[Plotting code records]

#####

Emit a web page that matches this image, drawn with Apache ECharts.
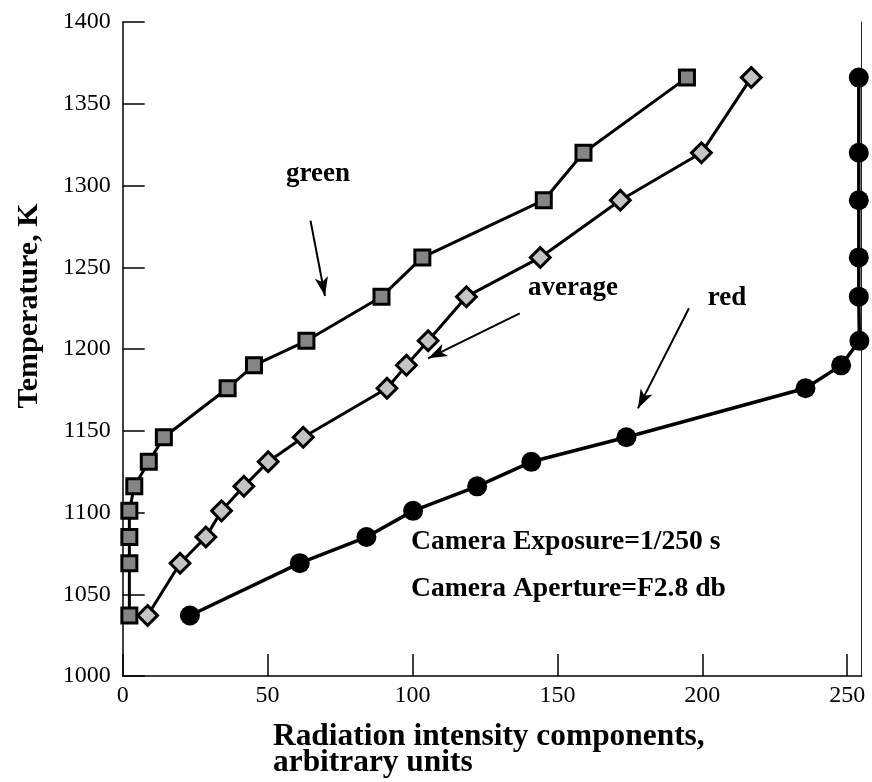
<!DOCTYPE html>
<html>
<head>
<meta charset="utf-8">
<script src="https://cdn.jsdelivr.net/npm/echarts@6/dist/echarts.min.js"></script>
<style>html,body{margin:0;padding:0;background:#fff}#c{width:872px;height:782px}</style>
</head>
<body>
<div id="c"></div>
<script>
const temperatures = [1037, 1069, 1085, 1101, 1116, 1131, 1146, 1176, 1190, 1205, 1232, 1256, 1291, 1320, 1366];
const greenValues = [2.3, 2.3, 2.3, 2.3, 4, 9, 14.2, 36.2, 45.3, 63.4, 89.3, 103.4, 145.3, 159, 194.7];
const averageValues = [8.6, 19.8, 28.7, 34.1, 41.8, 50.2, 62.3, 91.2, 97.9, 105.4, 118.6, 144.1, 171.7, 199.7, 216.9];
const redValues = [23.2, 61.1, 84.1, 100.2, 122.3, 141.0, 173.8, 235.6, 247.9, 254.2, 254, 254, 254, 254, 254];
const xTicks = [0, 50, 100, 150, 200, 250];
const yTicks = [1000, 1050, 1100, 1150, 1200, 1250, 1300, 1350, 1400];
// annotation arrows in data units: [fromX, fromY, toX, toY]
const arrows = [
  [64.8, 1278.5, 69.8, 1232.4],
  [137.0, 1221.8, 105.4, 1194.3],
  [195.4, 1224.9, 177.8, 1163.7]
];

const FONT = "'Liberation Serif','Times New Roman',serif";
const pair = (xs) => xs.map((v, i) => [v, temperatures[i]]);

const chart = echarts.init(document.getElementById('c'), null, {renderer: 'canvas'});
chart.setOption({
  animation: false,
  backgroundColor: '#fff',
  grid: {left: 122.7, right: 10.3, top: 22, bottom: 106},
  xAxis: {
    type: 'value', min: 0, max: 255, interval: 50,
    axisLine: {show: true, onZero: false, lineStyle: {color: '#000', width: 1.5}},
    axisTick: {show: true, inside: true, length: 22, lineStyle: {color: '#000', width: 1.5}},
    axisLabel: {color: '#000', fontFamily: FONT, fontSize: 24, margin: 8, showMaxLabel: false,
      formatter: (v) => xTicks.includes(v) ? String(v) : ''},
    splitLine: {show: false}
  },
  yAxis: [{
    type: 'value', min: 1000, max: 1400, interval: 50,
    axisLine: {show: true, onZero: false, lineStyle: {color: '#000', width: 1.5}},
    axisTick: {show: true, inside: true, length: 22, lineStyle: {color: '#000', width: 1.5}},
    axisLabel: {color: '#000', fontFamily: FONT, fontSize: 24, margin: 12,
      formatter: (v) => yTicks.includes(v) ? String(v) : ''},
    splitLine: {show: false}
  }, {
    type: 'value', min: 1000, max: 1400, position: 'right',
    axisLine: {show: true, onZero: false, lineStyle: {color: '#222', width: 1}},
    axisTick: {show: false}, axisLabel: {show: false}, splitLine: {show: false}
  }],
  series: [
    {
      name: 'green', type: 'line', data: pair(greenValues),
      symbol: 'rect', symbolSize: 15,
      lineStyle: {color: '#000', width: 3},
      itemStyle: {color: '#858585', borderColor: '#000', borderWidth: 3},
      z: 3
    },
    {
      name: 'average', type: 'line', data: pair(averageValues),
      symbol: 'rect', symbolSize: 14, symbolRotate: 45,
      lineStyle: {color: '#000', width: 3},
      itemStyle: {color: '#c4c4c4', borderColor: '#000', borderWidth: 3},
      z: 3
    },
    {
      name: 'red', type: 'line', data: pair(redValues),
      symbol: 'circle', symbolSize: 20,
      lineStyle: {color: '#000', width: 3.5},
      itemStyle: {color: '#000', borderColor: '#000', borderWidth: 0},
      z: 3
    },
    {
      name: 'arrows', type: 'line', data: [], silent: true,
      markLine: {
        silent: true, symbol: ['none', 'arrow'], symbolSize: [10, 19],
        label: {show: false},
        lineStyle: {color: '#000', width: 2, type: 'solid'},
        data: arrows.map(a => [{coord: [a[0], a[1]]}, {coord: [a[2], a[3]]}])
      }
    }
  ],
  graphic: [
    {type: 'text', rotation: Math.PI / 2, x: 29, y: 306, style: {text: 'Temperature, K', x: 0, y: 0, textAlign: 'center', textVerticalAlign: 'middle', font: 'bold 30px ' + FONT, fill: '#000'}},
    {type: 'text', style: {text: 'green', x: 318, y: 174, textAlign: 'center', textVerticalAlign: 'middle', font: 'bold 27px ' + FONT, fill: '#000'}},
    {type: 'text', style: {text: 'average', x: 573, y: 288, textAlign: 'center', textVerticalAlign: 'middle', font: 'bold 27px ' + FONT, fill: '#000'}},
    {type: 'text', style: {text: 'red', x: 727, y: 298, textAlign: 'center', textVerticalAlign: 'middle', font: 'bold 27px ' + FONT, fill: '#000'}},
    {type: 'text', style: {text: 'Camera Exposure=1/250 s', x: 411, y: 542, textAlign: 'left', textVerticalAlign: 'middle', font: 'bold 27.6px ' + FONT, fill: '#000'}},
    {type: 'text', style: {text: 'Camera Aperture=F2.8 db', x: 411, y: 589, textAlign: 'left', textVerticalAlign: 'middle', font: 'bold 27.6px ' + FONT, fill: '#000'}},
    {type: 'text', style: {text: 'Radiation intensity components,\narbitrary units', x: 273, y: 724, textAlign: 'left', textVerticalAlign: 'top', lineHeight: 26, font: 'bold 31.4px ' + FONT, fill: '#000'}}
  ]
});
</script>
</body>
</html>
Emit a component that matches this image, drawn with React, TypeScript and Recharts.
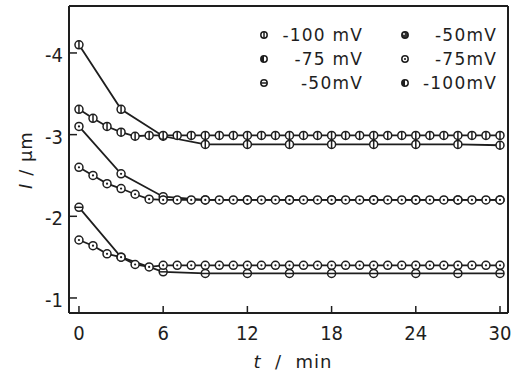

#####

Repeat the data in full and exactly. Omit pictures.

Emit a web page that matches this image, drawn with Apache ECharts.
<!DOCTYPE html>
<html>
<head>
<meta charset="utf-8">
<script src="https://cdn.jsdelivr.net/npm/echarts@6/dist/echarts.min.js"></script>
<style>html,body{margin:0;padding:0;background:#fff}#c{width:872px;height:782px}</style>
</head>
<body>
<div id="c"></div>
<script>
const temperatures = [1037, 1069, 1085, 1101, 1116, 1131, 1146, 1176, 1190, 1205, 1232, 1256, 1291, 1320, 1366];
const greenValues = [2.3, 2.3, 2.3, 2.3, 4, 9, 14.2, 36.2, 45.3, 63.4, 89.3, 103.4, 145.3, 159, 194.7];
const averageValues = [8.6, 19.8, 28.7, 34.1, 41.8, 50.2, 62.3, 91.2, 97.9, 105.4, 118.6, 144.1, 171.7, 199.7, 216.9];
const redValues = [23.2, 61.1, 84.1, 100.2, 122.3, 141.0, 173.8, 235.6, 247.9, 254.2, 254, 254, 254, 254, 254];
const xTicks = [0, 50, 100, 150, 200, 250];
const yTicks = [1000, 1050, 1100, 1150, 1200, 1250, 1300, 1350, 1400];
// annotation arrows in data units: [fromX, fromY, toX, toY]
const arrows = [
  [64.8, 1278.5, 69.8, 1232.4],
  [137.0, 1221.8, 105.4, 1194.3],
  [195.4, 1224.9, 177.8, 1163.7]
];

const FONT = "'Liberation Serif','Times New Roman',serif";
const pair = (xs) => xs.map((v, i) => [v, temperatures[i]]);

const chart = echarts.init(document.getElementById('c'), null, {renderer: 'canvas'});
chart.setOption({
  animation: false,
  backgroundColor: '#fff',
  grid: {left: 122.7, right: 10.3, top: 22, bottom: 106},
  xAxis: {
    type: 'value', min: 0, max: 255, interval: 50,
    axisLine: {show: true, onZero: false, lineStyle: {color: '#000', width: 1.5}},
    axisTick: {show: true, inside: true, length: 22, lineStyle: {color: '#000', width: 1.5}},
    axisLabel: {color: '#000', fontFamily: FONT, fontSize: 24, margin: 8, showMaxLabel: false,
      formatter: (v) => xTicks.includes(v) ? String(v) : ''},
    splitLine: {show: false}
  },
  yAxis: [{
    type: 'value', min: 1000, max: 1400, interval: 50,
    axisLine: {show: true, onZero: false, lineStyle: {color: '#000', width: 1.5}},
    axisTick: {show: true, inside: true, length: 22, lineStyle: {color: '#000', width: 1.5}},
    axisLabel: {color: '#000', fontFamily: FONT, fontSize: 24, margin: 12,
      formatter: (v) => yTicks.includes(v) ? String(v) : ''},
    splitLine: {show: false}
  }, {
    type: 'value', min: 1000, max: 1400, position: 'right',
    axisLine: {show: true, onZero: false, lineStyle: {color: '#222', width: 1}},
    axisTick: {show: false}, axisLabel: {show: false}, splitLine: {show: false}
  }],
  series: [
    {
      name: 'green', type: 'line', data: pair(greenValues),
      symbol: 'rect', symbolSize: 15,
      lineStyle: {color: '#000', width: 3},
      itemStyle: {color: '#858585', borderColor: '#000', borderWidth: 3},
      z: 3
    },
    {
      name: 'average', type: 'line', data: pair(averageValues),
      symbol: 'rect', symbolSize: 14, symbolRotate: 45,
      lineStyle: {color: '#000', width: 3},
      itemStyle: {color: '#c4c4c4', borderColor: '#000', borderWidth: 3},
      z: 3
    },
    {
      name: 'red', type: 'line', data: pair(redValues),
      symbol: 'circle', symbolSize: 20,
      lineStyle: {color: '#000', width: 3.5},
      itemStyle: {color: '#000', borderColor: '#000', borderWidth: 0},
      z: 3
    },
    {
      name: 'arrows', type: 'line', data: [], silent: true,
      markLine: {
        silent: true, symbol: ['none', 'arrow'], symbolSize: [10, 19],
        label: {show: false},
        lineStyle: {color: '#000', width: 2, type: 'solid'},
        data: arrows.map(a => [{coord: [a[0], a[1]]}, {coord: [a[2], a[3]]}])
      }
    }
  ],
  graphic: [
    {type: 'text', rotation: Math.PI / 2, x: 29, y: 306, style: {text: 'Temperature, K', x: 0, y: 0, textAlign: 'center', textVerticalAlign: 'middle', font: 'bold 30px ' + FONT, fill: '#000'}},
    {type: 'text', style: {text: 'green', x: 318, y: 174, textAlign: 'center', textVerticalAlign: 'middle', font: 'bold 27px ' + FONT, fill: '#000'}},
    {type: 'text', style: {text: 'average', x: 573, y: 288, textAlign: 'center', textVerticalAlign: 'middle', font: 'bold 27px ' + FONT, fill: '#000'}},
    {type: 'text', style: {text: 'red', x: 727, y: 298, textAlign: 'center', textVerticalAlign: 'middle', font: 'bold 27px ' + FONT, fill: '#000'}},
    {type: 'text', style: {text: 'Camera Exposure=1/250 s', x: 411, y: 542, textAlign: 'left', textVerticalAlign: 'middle', font: 'bold 27.6px ' + FONT, fill: '#000'}},
    {type: 'text', style: {text: 'Camera Aperture=F2.8 db', x: 411, y: 589, textAlign: 'left', textVerticalAlign: 'middle', font: 'bold 27.6px ' + FONT, fill: '#000'}},
    {type: 'text', style: {text: 'Radiation intensity components,\narbitrary units', x: 273, y: 724, textAlign: 'left', textVerticalAlign: 'top', lineHeight: 26, font: 'bold 31.4px ' + FONT, fill: '#000'}}
  ]
});
</script>
</body>
</html>
Emit a component that matches this image, drawn with React, TypeScript and Recharts.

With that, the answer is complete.